Understanding the different types of home loans
And so the options continue. Here, we look at some brief and simple descriptions of the different types of loans you can consider for the building of your new home.
There’s always more than one way to skin the cat, and build the new home. What’s certain, is that this will involve the borrowing of money. Loans, there’s a range of options and different structures, for different people, in different situations.

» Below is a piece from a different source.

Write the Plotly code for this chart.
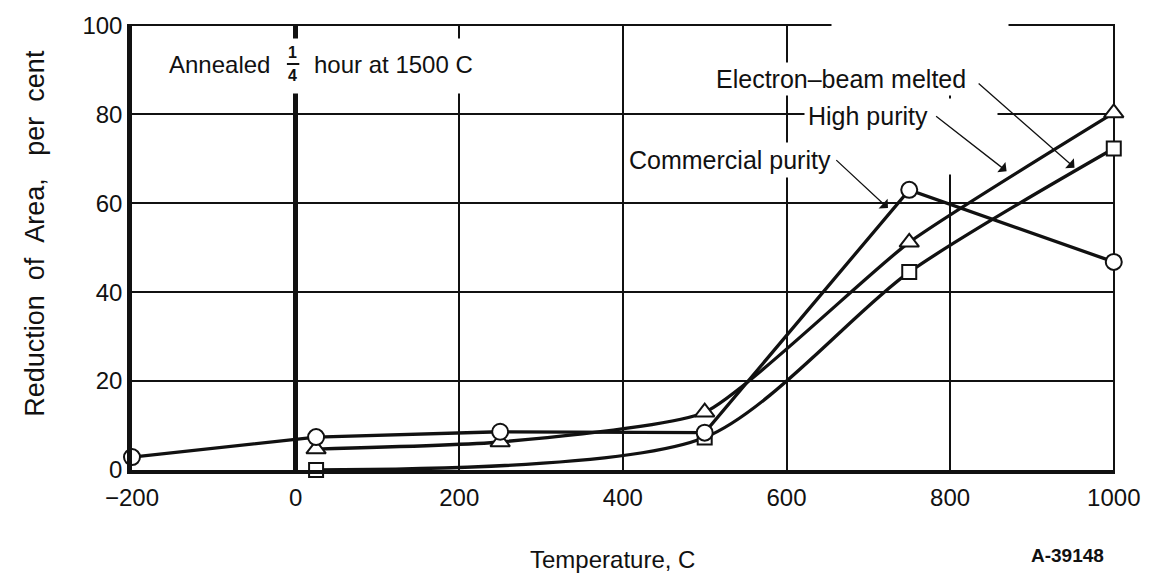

One golden rule with loans is that the more money you can save, the less your loan will cost you. There is always a direct trade off between the size of your deposit and the interest rates you’ll be paying with the repayments. So always save as much as you possibly can.
Guarantor Home Loans
This is where a family member guarantees your loan using the equity in their own home as security. So, it’s a big favour and involves risks for the guarantor. This is most often used by first home buyers who have a minimum deposit and do not want to pay Lender Mortgage Insurance. It is only when the required equity has been built up in the new home that the guarantor can be released.
Fixed Rate Home Loan
As the name suggests, you pay fixed interest for an agreed period of time. This gives certainty and allows you to budget exactly because you know exactly how much you have to pay. The disadvantage is that if interest rates drop, your rate stays the same and you could end up paying more than required.
Variable Rate Home Loans
Here, your interest rates rise and fall with the Reserve Bank’s interest rates. These are often the most popular because they give repayment flexibility.
Construction Home Loan
This is a variable rate loan for building a new home or renovating an existing home. The builder shows a progress payment to the bank at each stage of construction. Payments are most often interest only at this stage, then the amount increases throughout the build.
Line of Credit
Another variable rate loan where you access the equity in your home for large purchases such as a car, appliances or an investment. It’s a bit like a big credit card with your home as security. That sounds great, but you have to be disciplined with the repayments and be careful not to overspend and therefore over-borrow.
Low Doc Home Loans
These loans offer reduced requirements for income verification, usually to help people get started but they involve more risk for the bank and therefore the interest rates will be higher.
Home to Home Loans
For people who already have a home, they want to build a new home and retain the existing one. This loan gives the ability to avoid making full repayments on both mortgages by combining the debt. They are also known as ‘Bridging Loans’. The bank assesses the equity on the existing home to calculate the amount they will loan for the new home.